None too convincing is the perennial media defence that they broadcast what customers want. Families may want more wholesome fare that is never included among the choices offered at the test-screening; for when wholesome and inspiring programming occurs, it is often a runaway hit on small and big screens alike. A lot of people seem to watch old, value-filled, US television comedies and dramas on YouTube and cable, or buy the DVDs.

Most likely is the simple fact that artists write about what they know: think of how many musicals, movies and television shows are about people making musicals, movies and television shows.

americaSo the writers live in coastal cities, which attract people with views and practices that are out of sync with Middle America, and this constitutes whom and what the writers know.  Such cities generate wealth and materialistic Yuppies in equal proportion, so that too goes on screen (ever see the unrealistically large apartments in New York-based sitcoms such as “Seinfeld”? The writers only know rich people).  Moreover, since the writers don’t know anything of normal, church-going, NASCAR-watching or even James Fenimore Cooper-reading, Middle America, either they do not dare to portray it, or when they do it is laughably unrealistic.

On more serious media, if they broadcast that half of American infants are born out of wedlock, they do not broadcast that half are not.

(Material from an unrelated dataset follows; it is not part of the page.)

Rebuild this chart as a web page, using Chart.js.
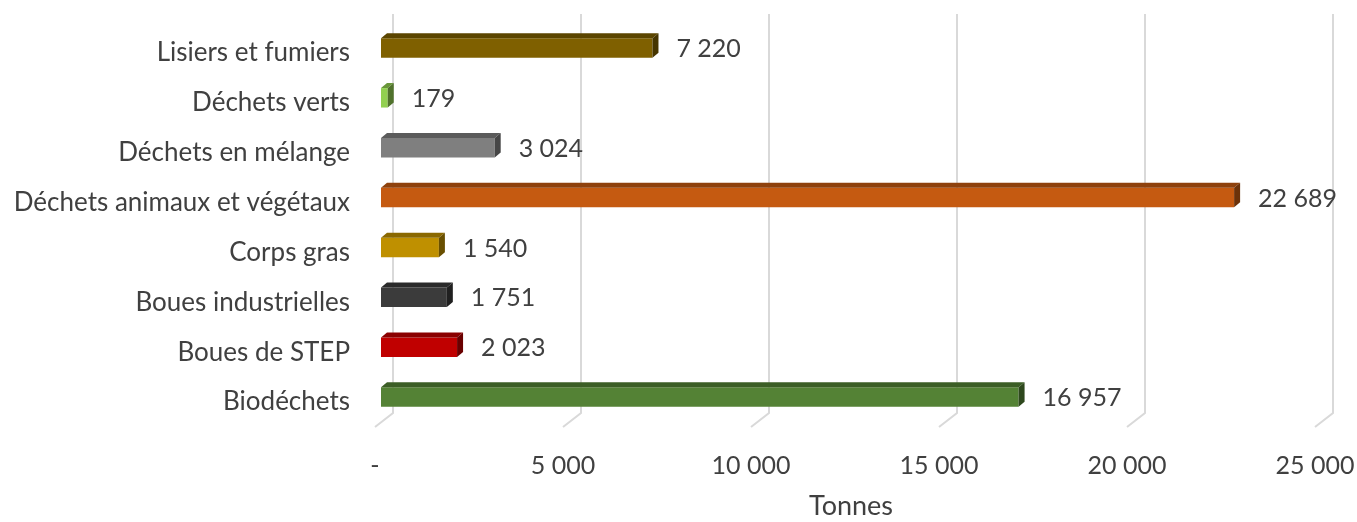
<!DOCTYPE html>
<html>
<head>
<meta charset="utf-8">
<script src="https://cdn.jsdelivr.net/npm/chart.js@4"></script>
<style>
  html, body { margin: 0; padding: 0; background: #fff; }
  #box { width: 1357px; height: 522px; }
</style>
</head>
<body>
<div id="box"><canvas id="graf"></canvas></div>
<script>
// donnees
const categories = ["Lisiers et fumiers", "Déchets verts", "Déchets en mélange", "Déchets animaux et végétaux",
                    "Corps gras", "Boues industrielles", "Boues de STEP", "Biodéchets"];
const tonnes = [7220, 179, 3024, 22689, 1540, 1751, 2023, 16957];
const couleurs = ["#7F6000", "#92D050", "#7F7F7F", "#C55A11", "#BF9000", "#3B3B3B", "#C00000", "#548235"];
const axeTicks = [0, 5000, 10000, 15000, 20000, 25000];

const police = "Lato, 'Open Sans', sans-serif";
const gris = "#404040";

function milliers(v) {
  if (v === 0) return "-";
  return String(v).replace(/\B(?=(\d{3})+(?!\d))/g, " ");
}

function assombrir(hex, f) {
  let r = parseInt(hex.substr(1, 2), 16), g = parseInt(hex.substr(3, 2), 16), b = parseInt(hex.substr(5, 2), 16);
  return "rgb(" + Math.round(r * f) + "," + Math.round(g * f) + "," + Math.round(b * f) + ")";
}

// grille "3D" : mur du fond + pied oblique
const grille3d = {
  id: "grille3d",
  beforeDatasetsDraw(chart) {
    const ctx = chart.ctx, x = chart.scales.x, a = chart.chartArea;
    ctx.save();
    ctx.strokeStyle = "#D9D9D9";
    ctx.lineWidth = 2;
    axeTicks.forEach(v => {
      const px = x.getPixelForValue(v);
      ctx.beginPath();
      ctx.moveTo(px + 12, a.top - 9);
      ctx.lineTo(px + 12, a.bottom - 9);
      ctx.lineTo(px - 6, a.bottom + 5);
      ctx.stroke();
    });
    ctx.restore();
  }
};

// faces du dessus et de cote + etiquettes de valeur
const barres3d = {
  id: "barres3d",
  afterDatasetsDraw(chart) {
    const ctx = chart.ctx;
    const meta = chart.getDatasetMeta(0);
    const dx = 6, dy = -5;
    ctx.save();
    meta.data.forEach((bar, i) => {
      const p = bar.getProps(["x", "y", "base", "height"], true);
      const top = p.y - p.height / 2, bot = p.y + p.height / 2;
      const l = p.base, r = p.x;
      // dessus
      ctx.fillStyle = assombrir(couleurs[i], 0.72);
      ctx.beginPath();
      ctx.moveTo(l, top);
      ctx.lineTo(l + dx, top + dy);
      ctx.lineTo(r + dx, top + dy);
      ctx.lineTo(r, top);
      ctx.closePath();
      ctx.fill();
      // cote
      ctx.fillStyle = assombrir(couleurs[i], 0.55);
      ctx.beginPath();
      ctx.moveTo(r, top);
      ctx.lineTo(r + dx, top + dy);
      ctx.lineTo(r + dx, bot + dy);
      ctx.lineTo(r, bot);
      ctx.closePath();
      ctx.fill();
      // valeur
      ctx.fillStyle = gris;
      ctx.font = "25px " + police;
      ctx.textAlign = "left";
      ctx.textBaseline = "middle";
      ctx.fillText(milliers(tonnes[i]), r + 24, p.y + 1);
    });
    ctx.restore();
  }
};

const ctx = document.getElementById("graf");
new Chart(ctx, {
  type: "bar",
  data: {
    labels: categories,
    datasets: [{
      data: tonnes,
      backgroundColor: couleurs,
      borderWidth: 0,
      barPercentage: 0.78,
      categoryPercentage: 0.5
    }]
  },
  options: {
    indexAxis: "y",
    responsive: true,
    maintainAspectRatio: false,
    animation: false,
    layout: { padding: { top: 23, right: 36, bottom: 0, left: 0 } },
    plugins: { legend: { display: false }, tooltip: { enabled: false } },
    scales: {
      x: {
        min: 0,
        max: 25000,
        afterBuildTicks(s) { s.ticks = axeTicks.map(v => ({ value: v })); },
        afterFit(s) { s.height = 100; s.paddingLeft = 0; s.paddingRight = 0; },
        grid: { display: false, drawTicks: false },
        border: { display: false },
        ticks: {
          padding: 29,
          labelOffset: -6,
          maxRotation: 0,
          color: gris,
          font: { family: police, size: 25 },
          callback: v => milliers(v)
        },
        title: {
          display: true,
          text: "Tonnes",
          color: gris,
          font: { family: police, size: 27 },
          padding: { top: 0, bottom: 0 }
        }
      },
      y: {
        afterFit(s) { s.width = 381; s.paddingTop = 0; s.paddingBottom = 0; },
        grid: { display: false, drawTicks: false },
        border: { display: false },
        ticks: {
          padding: 31,
          labelOffset: 5,
          color: gris,
          font: { family: police, size: 26 }
        }
      }
    }
  },
  plugins: [grille3d, barres3d]
});
</script>
</body>
</html>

Cut to the poor welfare mom, misfortunate but maybe round-heeled, with a vast brood of illegitimate kids, and not to the economically-struggling but proudly-married couple who put their children first. Is this because we prefer watching bad news as a kind of asexual pornography? Maybe so, but we miss seeing many healthy trees plus a still-massive American forest.

News media pander commercially to emotions and reactions: they strike a highfallutin pose but still only peddle entertainment dressed-up in a business suit. So Americans are deprived of the economic good news, such as that American technology in shale-gas extraction has made it the world’s largest gas producer, ahead of Russia, generating 72% of national needs up from 50% a decade ago. Or that Chinese inflation will by 2015 halve its salary advantages over America, and so numerous US manufacturers are already repatriating their factories from abroad (read about both here).

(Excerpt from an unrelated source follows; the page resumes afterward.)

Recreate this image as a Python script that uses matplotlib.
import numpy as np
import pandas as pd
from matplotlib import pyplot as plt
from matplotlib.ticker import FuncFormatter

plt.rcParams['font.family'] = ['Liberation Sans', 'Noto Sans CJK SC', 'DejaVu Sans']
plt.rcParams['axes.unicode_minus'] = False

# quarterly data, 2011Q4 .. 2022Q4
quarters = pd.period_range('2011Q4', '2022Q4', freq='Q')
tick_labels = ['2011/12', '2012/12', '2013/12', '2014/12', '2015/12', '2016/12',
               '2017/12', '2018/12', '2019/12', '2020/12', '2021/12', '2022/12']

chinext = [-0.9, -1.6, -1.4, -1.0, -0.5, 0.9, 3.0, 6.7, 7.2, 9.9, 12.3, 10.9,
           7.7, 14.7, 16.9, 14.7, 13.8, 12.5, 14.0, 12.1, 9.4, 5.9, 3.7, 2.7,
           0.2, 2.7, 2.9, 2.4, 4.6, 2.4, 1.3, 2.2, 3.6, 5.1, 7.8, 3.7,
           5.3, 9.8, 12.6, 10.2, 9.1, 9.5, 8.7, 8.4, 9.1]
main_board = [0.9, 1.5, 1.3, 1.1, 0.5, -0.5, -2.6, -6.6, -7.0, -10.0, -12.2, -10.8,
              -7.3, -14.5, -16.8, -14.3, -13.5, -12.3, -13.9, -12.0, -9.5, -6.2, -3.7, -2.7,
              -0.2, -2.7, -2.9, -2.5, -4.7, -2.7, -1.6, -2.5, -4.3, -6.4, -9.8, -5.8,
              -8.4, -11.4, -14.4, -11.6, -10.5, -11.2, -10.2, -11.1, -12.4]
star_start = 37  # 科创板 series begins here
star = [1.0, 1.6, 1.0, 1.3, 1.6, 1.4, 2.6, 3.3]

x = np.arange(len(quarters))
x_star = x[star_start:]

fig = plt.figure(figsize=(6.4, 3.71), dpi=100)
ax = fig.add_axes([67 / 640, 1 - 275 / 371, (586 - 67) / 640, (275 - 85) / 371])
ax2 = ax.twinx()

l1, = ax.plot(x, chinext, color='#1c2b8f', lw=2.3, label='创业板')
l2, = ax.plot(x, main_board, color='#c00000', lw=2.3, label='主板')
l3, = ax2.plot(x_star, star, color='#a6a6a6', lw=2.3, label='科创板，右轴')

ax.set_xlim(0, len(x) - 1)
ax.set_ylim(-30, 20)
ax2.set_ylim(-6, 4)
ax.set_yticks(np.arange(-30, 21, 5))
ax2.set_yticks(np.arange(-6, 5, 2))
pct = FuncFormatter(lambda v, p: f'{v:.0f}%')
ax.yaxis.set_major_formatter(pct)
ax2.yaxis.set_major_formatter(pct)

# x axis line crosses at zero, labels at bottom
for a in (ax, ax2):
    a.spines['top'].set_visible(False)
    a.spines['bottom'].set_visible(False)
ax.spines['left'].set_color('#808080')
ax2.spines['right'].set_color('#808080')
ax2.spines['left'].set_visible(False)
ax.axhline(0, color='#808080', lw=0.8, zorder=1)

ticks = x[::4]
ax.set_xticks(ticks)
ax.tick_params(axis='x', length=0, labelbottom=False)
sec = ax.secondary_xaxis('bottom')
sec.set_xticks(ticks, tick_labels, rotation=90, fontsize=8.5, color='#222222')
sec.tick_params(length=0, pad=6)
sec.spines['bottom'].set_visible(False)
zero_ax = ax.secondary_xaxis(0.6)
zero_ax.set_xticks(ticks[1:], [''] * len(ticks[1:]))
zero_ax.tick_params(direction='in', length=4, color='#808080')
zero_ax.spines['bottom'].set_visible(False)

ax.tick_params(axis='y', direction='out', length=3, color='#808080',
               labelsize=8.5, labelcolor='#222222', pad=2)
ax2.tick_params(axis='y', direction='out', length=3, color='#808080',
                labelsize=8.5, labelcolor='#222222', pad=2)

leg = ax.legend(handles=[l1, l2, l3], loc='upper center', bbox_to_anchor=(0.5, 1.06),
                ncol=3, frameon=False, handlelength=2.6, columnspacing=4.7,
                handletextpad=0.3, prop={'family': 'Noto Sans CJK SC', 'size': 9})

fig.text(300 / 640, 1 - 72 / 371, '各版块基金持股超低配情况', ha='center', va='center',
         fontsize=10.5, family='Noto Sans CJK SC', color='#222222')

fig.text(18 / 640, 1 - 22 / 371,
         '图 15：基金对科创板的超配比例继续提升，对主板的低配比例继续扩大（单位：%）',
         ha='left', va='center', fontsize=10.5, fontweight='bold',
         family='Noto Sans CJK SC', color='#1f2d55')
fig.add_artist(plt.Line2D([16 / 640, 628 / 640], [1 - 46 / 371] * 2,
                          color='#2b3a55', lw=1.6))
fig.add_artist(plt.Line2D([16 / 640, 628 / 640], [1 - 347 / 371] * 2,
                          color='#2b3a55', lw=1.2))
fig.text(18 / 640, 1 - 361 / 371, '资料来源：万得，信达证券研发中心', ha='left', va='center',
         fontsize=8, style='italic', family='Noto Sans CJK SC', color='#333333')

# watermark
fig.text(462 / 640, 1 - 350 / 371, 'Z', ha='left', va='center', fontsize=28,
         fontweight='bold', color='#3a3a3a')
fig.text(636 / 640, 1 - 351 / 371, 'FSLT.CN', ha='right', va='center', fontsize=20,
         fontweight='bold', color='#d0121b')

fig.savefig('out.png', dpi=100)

This being neither the topic nor the time in which to address recapturing the media, my point is merely that traditional America is not gone, you just peer into your television sets and fail to see one another, so you think that you are alone. You’re not. There are tens of millions of you – maybe as much as half of the population – with enough values to ride out any storm; one through which the more decadent and disconnected misfortunates may not survive or survive so well.

You can even, if you wish, catch glimpses of the Invisible Majority. Read Miss Julie Robison here at this website. Borrow a Frank Capra movie or a volume of Robert Frost from your town library (made before Middle Americans disappeared from media: they never disappeared for real). Go to church or visit a local diner and eaves-drop on the conversations like a sneak-thief for The Permanent Things. If you live on the Eastern Seaboard, invite Pat Buchanan and Reid Buckley to come with you, then ruminate together that about half of the American population still lives in rural areas or communities smaller than 25,000 souls; and 41% of all Americans go to church, as opposed to how many farming pot or cooking crystal-meth?

Consider that those having illegitimate children have a lot of them, so if half of the babies are illegitimate that does not mean half of American families, and the 60% who don’t go to church regularly, and people shacked-up or trading-in their spouses, doping their poor kids on Ritalin, maxing-out their credit cards or robbing liquor-stores may all be the same people. That leaves more than four out of ten Americans, or almost half.

Figure that there’s a damn big “remnant” out there, all peering desperately into their television sets and wondering where the hell they all are.

Meanwhile don’t worry about me. I got a good Mecosta School lawyer who says I can’t be convicted for being optimistic about America. And he’s got written depositions from Ronald Reagan and Russell Kirk.